Exercise directions
Type out the complete listing below word for word, without its pictures.

Material provided
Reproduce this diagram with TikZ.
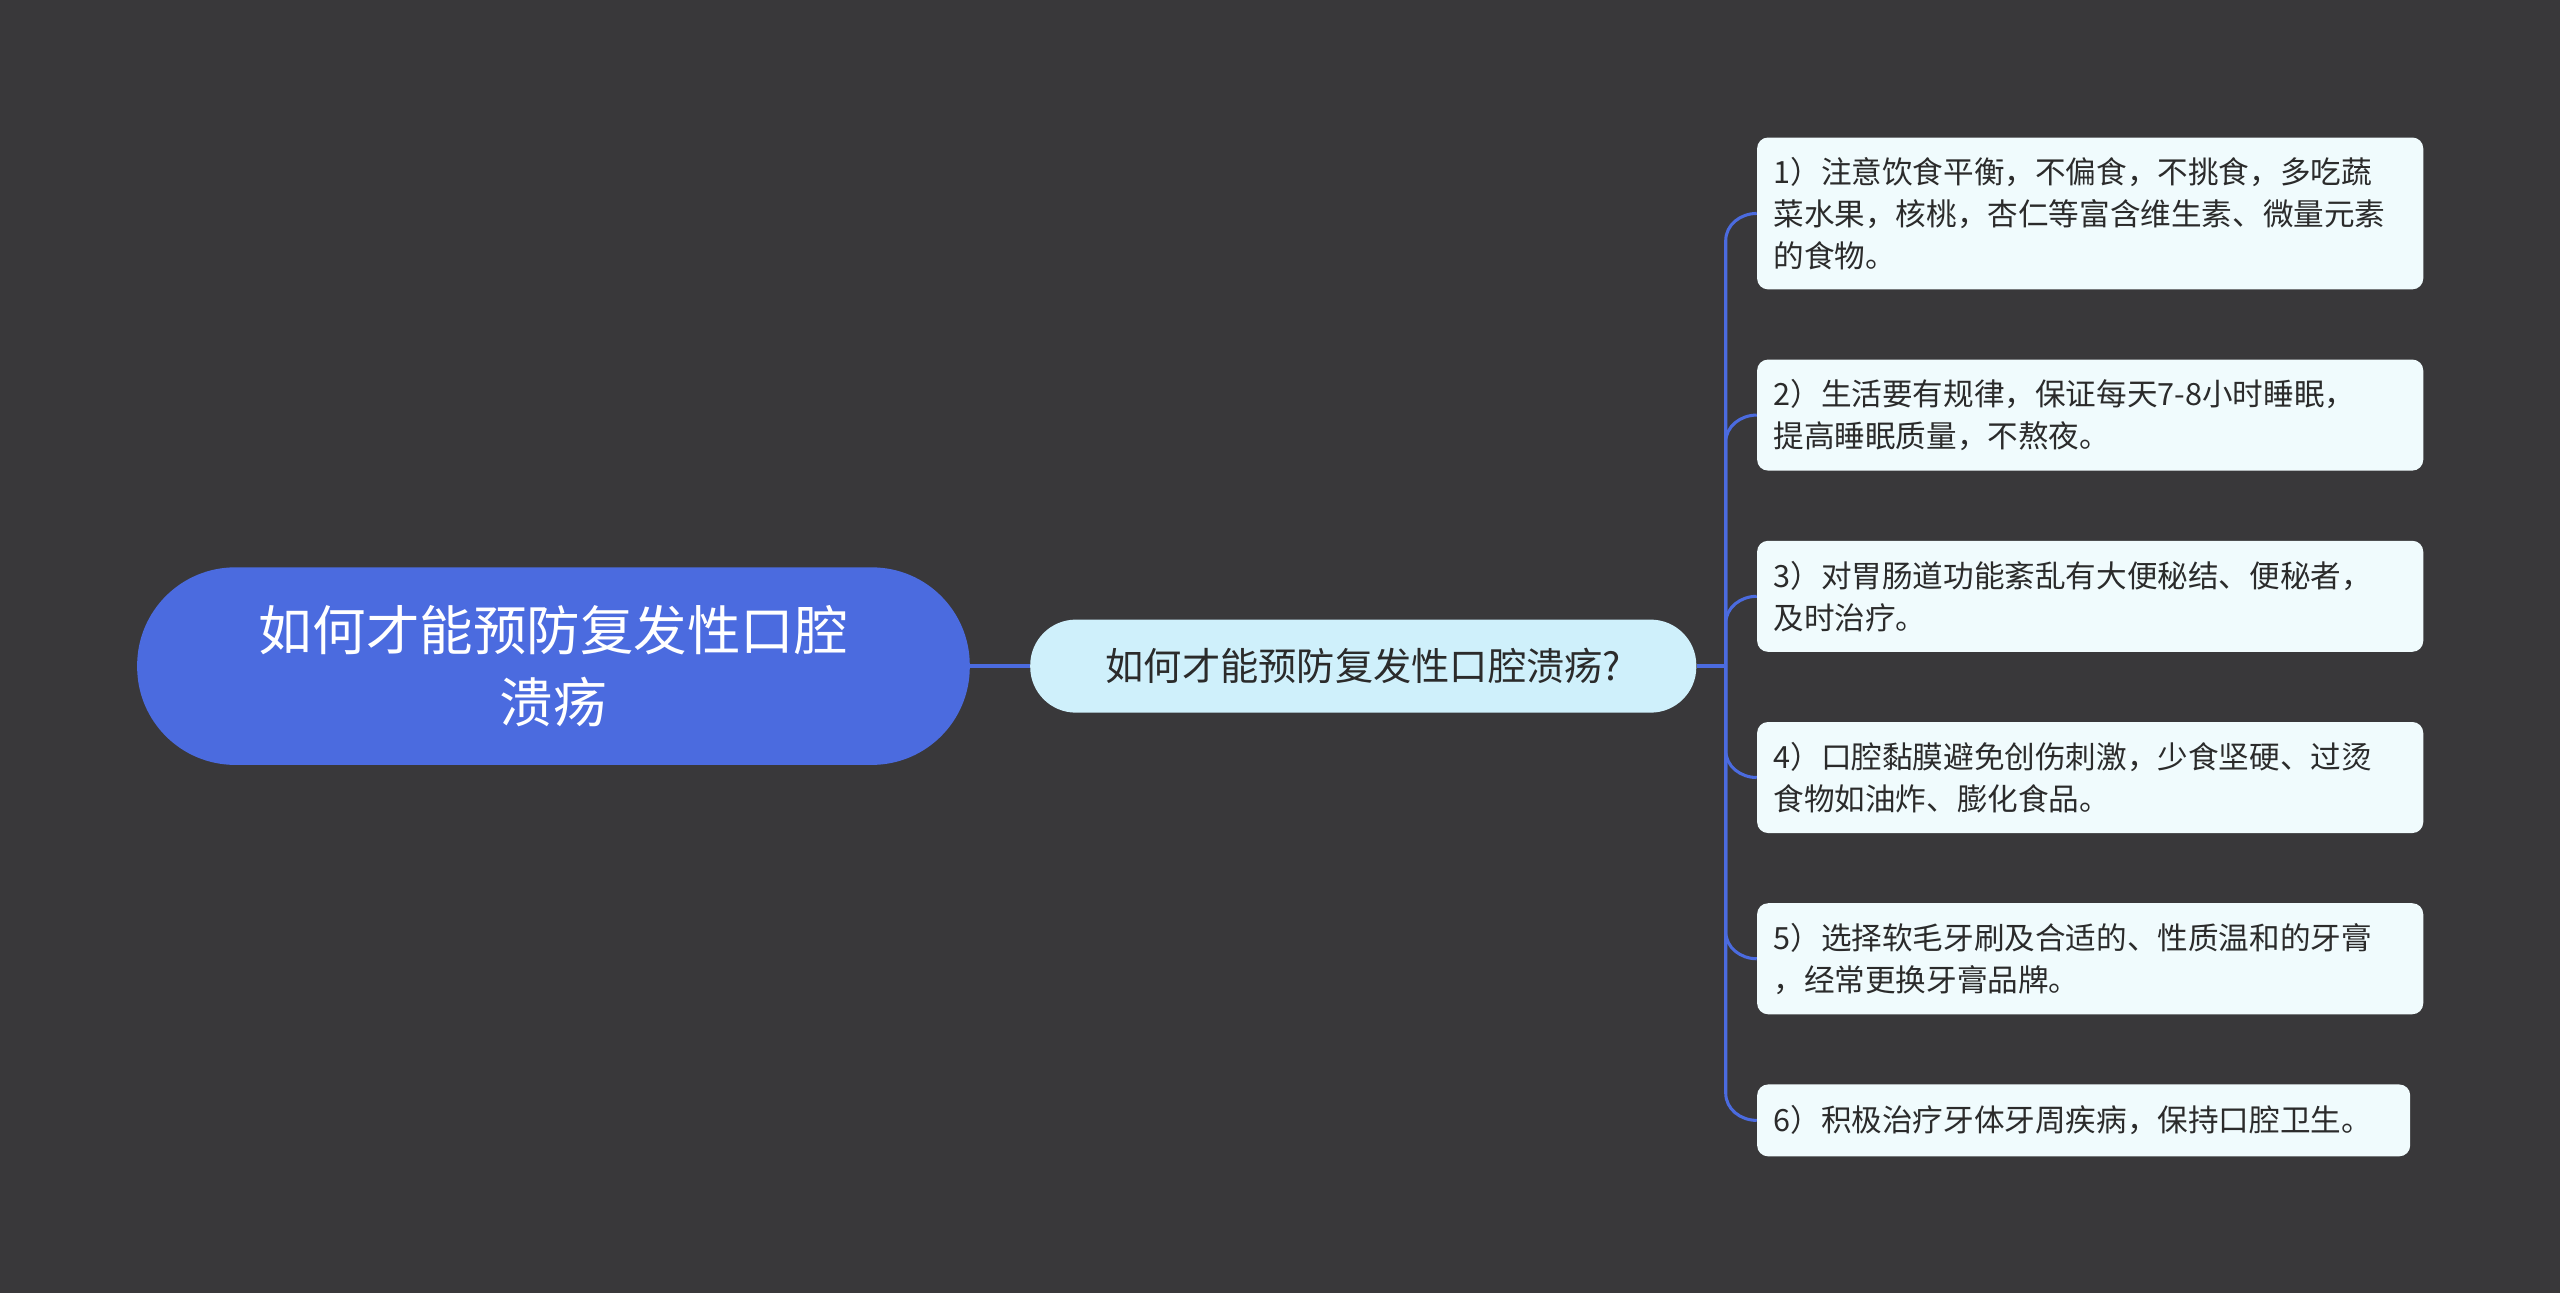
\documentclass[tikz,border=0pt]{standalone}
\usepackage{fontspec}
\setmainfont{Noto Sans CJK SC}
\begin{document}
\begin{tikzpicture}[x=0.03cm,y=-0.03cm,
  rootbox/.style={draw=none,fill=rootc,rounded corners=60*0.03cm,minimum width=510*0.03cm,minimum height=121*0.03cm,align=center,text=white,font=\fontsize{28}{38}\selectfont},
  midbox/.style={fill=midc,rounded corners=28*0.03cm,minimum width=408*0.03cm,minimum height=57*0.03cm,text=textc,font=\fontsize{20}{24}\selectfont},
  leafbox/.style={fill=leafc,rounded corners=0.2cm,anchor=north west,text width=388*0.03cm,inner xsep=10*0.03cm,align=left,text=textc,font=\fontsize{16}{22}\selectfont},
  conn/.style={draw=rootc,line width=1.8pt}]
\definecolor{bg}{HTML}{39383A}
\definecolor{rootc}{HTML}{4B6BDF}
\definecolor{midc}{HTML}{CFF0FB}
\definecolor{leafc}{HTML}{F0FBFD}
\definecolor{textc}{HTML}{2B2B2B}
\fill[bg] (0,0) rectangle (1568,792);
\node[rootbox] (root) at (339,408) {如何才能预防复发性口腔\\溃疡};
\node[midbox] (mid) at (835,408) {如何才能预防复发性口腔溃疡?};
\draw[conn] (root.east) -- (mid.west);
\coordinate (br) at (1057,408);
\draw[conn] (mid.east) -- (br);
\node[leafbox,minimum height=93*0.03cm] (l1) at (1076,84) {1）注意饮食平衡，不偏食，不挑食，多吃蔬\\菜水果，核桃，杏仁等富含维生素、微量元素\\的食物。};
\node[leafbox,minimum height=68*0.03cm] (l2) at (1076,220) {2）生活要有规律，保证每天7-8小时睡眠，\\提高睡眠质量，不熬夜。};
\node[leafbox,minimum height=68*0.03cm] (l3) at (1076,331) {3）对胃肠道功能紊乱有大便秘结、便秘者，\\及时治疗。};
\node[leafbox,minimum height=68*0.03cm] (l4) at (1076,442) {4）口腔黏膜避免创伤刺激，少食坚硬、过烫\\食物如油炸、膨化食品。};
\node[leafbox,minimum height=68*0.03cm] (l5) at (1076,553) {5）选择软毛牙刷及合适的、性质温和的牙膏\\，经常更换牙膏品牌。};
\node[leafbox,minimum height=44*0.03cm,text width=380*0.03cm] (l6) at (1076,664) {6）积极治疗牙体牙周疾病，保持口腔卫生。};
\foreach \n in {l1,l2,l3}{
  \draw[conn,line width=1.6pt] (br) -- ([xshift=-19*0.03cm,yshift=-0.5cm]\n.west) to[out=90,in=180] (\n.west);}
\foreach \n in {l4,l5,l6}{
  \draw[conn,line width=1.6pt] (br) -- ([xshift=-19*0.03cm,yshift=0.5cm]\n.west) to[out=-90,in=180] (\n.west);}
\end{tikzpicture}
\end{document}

Result of the exercise
Reproduce this diagram with TikZ.
\documentclass[tikz,border=0pt]{standalone}
\usepackage{fontspec}
\setmainfont{Noto Sans CJK SC}
\begin{document}
\begin{tikzpicture}[x=0.03cm,y=-0.03cm,
  rootbox/.style={draw=none,fill=rootc,rounded corners=60*0.03cm,minimum width=510*0.03cm,minimum height=121*0.03cm,align=center,text=white,font=\fontsize{28}{38}\selectfont},
  midbox/.style={fill=midc,rounded corners=28*0.03cm,minimum width=408*0.03cm,minimum height=57*0.03cm,text=textc,font=\fontsize{20}{24}\selectfont},
  leafbox/.style={fill=leafc,rounded corners=0.2cm,anchor=north west,text width=388*0.03cm,inner xsep=10*0.03cm,align=left,text=textc,font=\fontsize{16}{22}\selectfont},
  conn/.style={draw=rootc,line width=1.8pt}]
\definecolor{bg}{HTML}{39383A}
\definecolor{rootc}{HTML}{4B6BDF}
\definecolor{midc}{HTML}{CFF0FB}
\definecolor{leafc}{HTML}{F0FBFD}
\definecolor{textc}{HTML}{2B2B2B}
\fill[bg] (0,0) rectangle (1568,792);
\node[rootbox] (root) at (339,408) {如何才能预防复发性口腔\\溃疡};
\node[midbox] (mid) at (835,408) {如何才能预防复发性口腔溃疡?};
\draw[conn] (root.east) -- (mid.west);
\coordinate (br) at (1057,408);
\draw[conn] (mid.east) -- (br);
\node[leafbox,minimum height=93*0.03cm] (l1) at (1076,84) {1）注意饮食平衡，不偏食，不挑食，多吃蔬\\菜水果，核桃，杏仁等富含维生素、微量元素\\的食物。};
\node[leafbox,minimum height=68*0.03cm] (l2) at (1076,220) {2）生活要有规律，保证每天7-8小时睡眠，\\提高睡眠质量，不熬夜。};
\node[leafbox,minimum height=68*0.03cm] (l3) at (1076,331) {3）对胃肠道功能紊乱有大便秘结、便秘者，\\及时治疗。};
\node[leafbox,minimum height=68*0.03cm] (l4) at (1076,442) {4）口腔黏膜避免创伤刺激，少食坚硬、过烫\\食物如油炸、膨化食品。};
\node[leafbox,minimum height=68*0.03cm] (l5) at (1076,553) {5）选择软毛牙刷及合适的、性质温和的牙膏\\，经常更换牙膏品牌。};
\node[leafbox,minimum height=44*0.03cm,text width=380*0.03cm] (l6) at (1076,664) {6）积极治疗牙体牙周疾病，保持口腔卫生。};
\foreach \n in {l1,l2,l3}{
  \draw[conn,line width=1.6pt] (br) -- ([xshift=-19*0.03cm,yshift=-0.5cm]\n.west) to[out=90,in=180] (\n.west);}
\foreach \n in {l4,l5,l6}{
  \draw[conn,line width=1.6pt] (br) -- ([xshift=-19*0.03cm,yshift=0.5cm]\n.west) to[out=-90,in=180] (\n.west);}
\end{tikzpicture}
\end{document}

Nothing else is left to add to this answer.